I use wget to automatically download some websites, blog articles from the web.
I pass some list with links (dynamic and changable one) to wget and it should download content from passed links.
I saw a lot of examples, where users successfully downloading offline versions of sites with wget.
But all this approaches doesn’t work with WordPress articles or any other sites, where js, css files are hosted on different domain.
For example if the blog url contains wordpress.com, but css, js files are hosted somewhere on wp.com.
Also if I have http://www.example.com/2013/01/04/article-title/ I need to download only that article and no other, but with attribute
--no-parent
wget doesn’t download JS and CSS at all because these files are at a higher level than the article path.

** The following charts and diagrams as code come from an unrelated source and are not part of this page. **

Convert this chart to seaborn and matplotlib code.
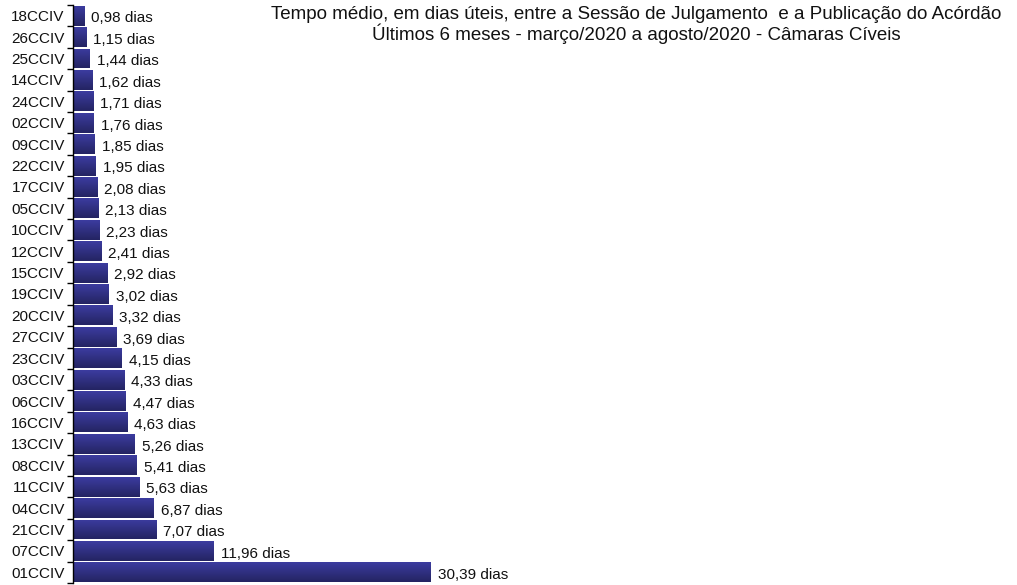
import matplotlib
matplotlib.use("Agg")
import matplotlib.pyplot as plt
import seaborn as sns
import numpy as np
import pandas as pd
from matplotlib.colors import LinearSegmentedColormap

camaras = ["18CCIV", "26CCIV", "25CCIV", "14CCIV", "24CCIV", "02CCIV", "09CCIV",
           "22CCIV", "17CCIV", "05CCIV", "10CCIV", "12CCIV", "15CCIV", "19CCIV",
           "20CCIV", "27CCIV", "23CCIV", "03CCIV", "06CCIV", "16CCIV", "13CCIV",
           "08CCIV", "11CCIV", "04CCIV", "21CCIV", "07CCIV", "01CCIV"]
dias = [0.98, 1.15, 1.44, 1.62, 1.71, 1.76, 1.85, 1.95, 2.08, 2.13, 2.23, 2.41,
        2.92, 3.02, 3.32, 3.69, 4.15, 4.33, 4.47, 4.63, 5.26, 5.41, 5.63, 6.87,
        7.07, 11.96, 30.39]
titulo = ("Tempo médio, em dias úteis, entre a Sessão de Julgamento  e a Publicação do Acórdão\n"
          "Últimos 6 meses - março/2020 a agosto/2020 - Câmaras Cíveis")

df = pd.DataFrame({"camara": camaras, "dias": dias})

sns.set_style("white")
plt.rcParams["font.family"] = ["Liberation Sans", "DejaVu Sans"]

W, H = 1017, 585
fig = plt.figure(figsize=(W / 100, H / 100), dpi=100)
ax = fig.add_axes([73 / W, 1 - 583 / H, (W - 73) / W, (583 - 5) / H])

sns.barplot(data=df, x="dias", y="camara", orient="h", color="#333399",
            width=0.93, ax=ax, saturation=1)

n = len(camaras)
ax.set_ylim(n - 0.5, -0.5)
ax.set_xlim(0, (W - 73) / 11.78)

# gradient fill on each bar
cmap = LinearSegmentedColormap.from_list("g", ["#3c3ca0", "#242462"])
grad = np.linspace(0, 1, 64).reshape(-1, 1)
for p in ax.patches:
    x0, y0 = p.get_x(), p.get_y()
    w, h = p.get_width(), p.get_height()
    im = ax.imshow(grad, cmap=cmap, aspect="auto",
                   extent=(x0, x0 + w, y0 + h, y0), origin="upper", zorder=2)
    im.set_clip_path(p)
    p.set_facecolor("none")
    p.set_edgecolor("none")

for i, v in enumerate(dias):
    ax.annotate(f"{v:.2f}".replace(".", ",") + " dias", xy=(v, i),
                xytext=(5, -2), textcoords="offset points",
                ha="left", va="center", fontsize=11, color="#111111")

for s in ["top", "right", "bottom"]:
    ax.spines[s].set_visible(False)
ax.spines["left"].set_color("black")
ax.spines["left"].set_linewidth(1.0)

ax.set_xticks([])
ax.set_xlabel("")
ax.set_ylabel("")
ax.set_yticks(range(n))
ax.set_yticklabels(camaras, fontsize=11, color="#111111")
ax.tick_params(axis="y", which="major", left=True, length=0, pad=6)
ax.set_yticks(np.arange(-0.5, n, 1.0), minor=True)
ax.tick_params(axis="y", which="minor", left=True, length=4, width=1,
               color="black", direction="out")

fig.text(636 / W, 1 - 6 / H, titulo, ha="center", va="top", fontsize=13.5,
         linespacing=1.05, color="#111111",
         family=["Liberation Sans Narrow", "Liberation Sans", "DejaVu Sans"])

fig.savefig("out.png", dpi=100)
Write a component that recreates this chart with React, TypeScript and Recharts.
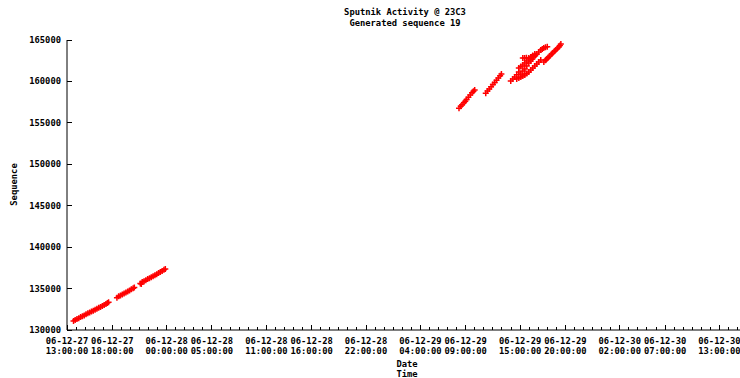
import React from 'react';
import { ScatterChart, Scatter, XAxis, YAxis } from 'recharts';

// hours since 06-12-27 13:00:00, sequence number
const burstDay1a: [number, number][] = [
  [0.72, 131100], [0.9, 131220], [1.1, 131340], [1.3, 131420], [1.5, 131560],
  [1.7, 131660], [1.9, 131760], [2.1, 131900], [2.3, 132010], [2.5, 132110],
  [2.7, 132240], [2.9, 132330], [3.1, 132450], [3.3, 132570], [3.5, 132680],
  [3.7, 132790], [3.9, 132900], [4.1, 133030], [4.3, 133150], [4.45, 133250], [4.59, 133340],
];
const burstDay1b: [number, number][] = [
  [5.51, 133900], [5.7, 134060], [5.9, 134170], [6.1, 134290], [6.3, 134400],
  [6.5, 134540], [6.7, 134660], [6.9, 134780], [7.1, 134930], [7.3, 135040], [7.43, 135120],
];
const burstDay1c: [number, number][] = [
  [8.09, 135620], [8.2, 135560], [8.3, 135790], [8.5, 135870], [8.7, 136000],
  [8.9, 136150], [9.1, 136240], [9.3, 136380], [9.5, 136500], [9.7, 136600],
  [9.9, 136740], [10.1, 136880], [10.3, 136990], [10.5, 137120], [10.7, 137260], [10.85, 137360],
];
const burstDay3a: [number, number][] = [
  [43.26, 156760], [43.45, 157000], [43.6, 157200], [43.8, 157430], [43.95, 157620],
  [44.1, 157830], [44.3, 158080], [44.5, 158350], [44.7, 158620], [44.85, 158800], [44.99, 158970],
];
const burstDay3b: [number, number][] = [
  [46.21, 158570], [46.4, 158830], [46.6, 159080], [46.8, 159350], [47.0, 159620],
  [47.2, 159870], [47.4, 160150], [47.6, 160420], [47.8, 160680], [47.94, 160900],
];
const burstDay3c: [number, number][] = [
  [48.97, 160050], [49.2, 160300], [49.41, 160540], [49.63, 160820], [49.86, 161140],
  [50.08, 160900], [50.3, 161260], [50.52, 161500], [50.74, 161860], [50.96, 162230],
  [51.18, 162470], [51.35, 162700], [51.51, 162950], [51.68, 163130], [51.84, 163310],
  [52.06, 163550], [52.28, 163800], [52.45, 163920], [52.61, 164040], [52.8, 164140], [53.0, 164200],
  [49.63, 160300], [49.86, 160420], [50.08, 160540], [50.3, 160660], [50.52, 160780],
  [50.74, 160960], [50.96, 161140], [51.18, 161380], [51.4, 161620], [51.62, 161860],
  [51.84, 162110], [52.06, 162350], [52.28, 162590],
  [49.86, 161620], [50.08, 161800], [50.3, 161990], [50.52, 162230], [50.74, 162470],
  [50.96, 162710], [51.18, 162950], [51.4, 163130], [51.62, 163310],
  [50.3, 162830], [50.5, 162830], [50.7, 162860], [50.96, 162830], [51.29, 162950],
];
const burstDay3d: [number, number][] = [
  [52.62, 162350], [52.8, 162560], [52.95, 162710], [53.1, 162900], [53.28, 163070],
  [53.45, 163270], [53.61, 163430], [53.78, 163630], [53.94, 163800], [54.1, 163980],
  [54.28, 164160], [54.4, 164350], [54.5, 164520],
];

const majorHours = [0, 5, 11, 16, 22, 27, 33, 39, 44, 50, 55, 61, 66, 72];
const dateLabels = [
  '06-12-27', '06-12-27', '06-12-28', '06-12-28', '06-12-28', '06-12-28', '06-12-28',
  '06-12-29', '06-12-29', '06-12-29', '06-12-29', '06-12-30', '06-12-30', '06-12-30',
];
const timeLabels = [
  '13:00:00', '18:00:00', '00:00:00', '05:00:00', '11:00:00', '16:00:00', '22:00:00',
  '04:00:00', '09:00:00', '15:00:00', '20:00:00', '02:00:00', '07:00:00', '13:00:00',
];
const seqTicks = [130000, 135000, 140000, 145000, 150000, 155000, 160000, 165000];

const hourTicks = Array.from({ length: 75 }, (_, i) => i);

const data = [
  ...burstDay1a, ...burstDay1b, ...burstDay1c,
  ...burstDay3a, ...burstDay3b, ...burstDay3c, ...burstDay3d,
].map(([t, seq]) => ({ t, seq }));

const FONT = '"DejaVu Sans Mono", "Liberation Mono", monospace';
const textStyle = { fontFamily: FONT, fontSize: 8.8, fontWeight: 700, fill: '#000' };

const BottomTick = (props: any) => {
  const { x, y, payload } = props;
  const i = majorHours.indexOf(payload.value);
  if (i < 0) {
    return <line x1={x} x2={x} y1={y} y2={y - 3} stroke="#000" shapeRendering="crispEdges" />;
  }
  return (
    <g>
      <line x1={x} x2={x} y1={y} y2={y - 5} stroke="#000" shapeRendering="crispEdges" />
      <text x={x} y={y + 13.5} textAnchor="middle" style={textStyle}>{dateLabels[i]}</text>
      <text x={x} y={y + 24} textAnchor="middle" style={textStyle}>{timeLabels[i]}</text>
    </g>
  );
};

const TopTick = (props: any) => {
  const { x, y, payload } = props;
  const len = majorHours.includes(payload.value) ? 5 : 3;
  return <line x1={x} x2={x} y1={y} y2={y + len} stroke="#000" shapeRendering="crispEdges" />;
};

const LeftTick = (props: any) => {
  const { x, y, payload } = props;
  return (
    <g>
      <line x1={x} x2={x + 5} y1={y} y2={y} stroke="#000" shapeRendering="crispEdges" />
      <text x={x - 6} y={y + 3} textAnchor="end" style={textStyle}>{payload.value}</text>
    </g>
  );
};

const Plus = (props: any) => {
  const { cx, cy } = props;
  return (
    <path
      d={`M${cx - 3},${cy}h6M${cx},${cy - 3}v6`}
      stroke="#ff0000"
      strokeWidth={1.5}
      fill="none"
    />
  );
};

const htmlText: React.CSSProperties = {
  position: 'absolute',
  fontFamily: FONT,
  fontSize: 8.8,
  fontWeight: 700,
  color: '#000',
  textAlign: 'center',
  lineHeight: '11px',
  whiteSpace: 'nowrap',
};

export default function App() {
  return (
    <div style={{ position: 'absolute', left: 0, top: 0, width: 740, height: 378, overflow: 'hidden', background: '#fff' }}>
      <ScatterChart width={761} height={378} margin={{ top: 40, right: 18, bottom: 0, left: 0 }}>
        <XAxis
          dataKey="t"
          type="number"
          domain={[0, 74.6]}
          allowDataOverflow
          ticks={hourTicks}
          interval={0}
          height={48}
          tickSize={0}
          tickMargin={0}
          tickLine={false}
          axisLine={{ stroke: '#000' }}
          tick={<BottomTick />}
        />
        <XAxis
          xAxisId="top"
          orientation="top"
          dataKey="t"
          type="number"
          domain={[0, 74.6]}
          allowDataOverflow
          ticks={hourTicks}
          interval={0}
          height={0}
          tickSize={0}
          tickMargin={0}
          tickLine={false}
          axisLine={{ stroke: '#a0a0a0' }}
          tick={<TopTick />}
        />
        <YAxis
          dataKey="seq"
          type="number"
          domain={[130000, 165000]}
          allowDataOverflow
          ticks={seqTicks}
          interval={0}
          width={67}
          tickSize={0}
          tickMargin={0}
          tickLine={false}
          axisLine={{ stroke: '#000' }}
          tick={<LeftTick />}
        />
        <Scatter data={data} shape={<Plus />} isAnimationActive={false} />
      </ScatterChart>
      <div style={{ ...htmlText, left: 305, top: 7, width: 200 }}>
        Sputnik Activity @ 23C3<br />Generated sequence 19
      </div>
      <div style={{ ...htmlText, left: 357, top: 359, width: 100, lineHeight: '10px' }}>
        Date<br />Time
      </div>
      <div style={{ ...htmlText, left: -16, top: 179, width: 60, transform: 'rotate(-90deg)' }}>
        Sequence
      </div>
    </div>
  );
}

Maybe somebody knows any alternative, because wget is good for single file downloading, not html?
I tried:
wget -Ep --convert-links http://www.example.com/2013/01/04/article-title/
This returns only html, without js, css.
Update:
The question: is there any tool, framework for .net, that could download content of websites and has the same functionality as wget.
Update 2:
Ok, i found wget download are better (cleaner and less space requiring). Thanks for link to superuser.com, i found there the solution with wget:
wget -H -N -k -p --no-check-certificate -U "Mozilla/5.0 (Windows NT 6.1; WOW64; rv:6.0a2) Gecko/20110613 Firefox/6.0a2" someurl --content-disposition
To create mirrors of sites check httrack.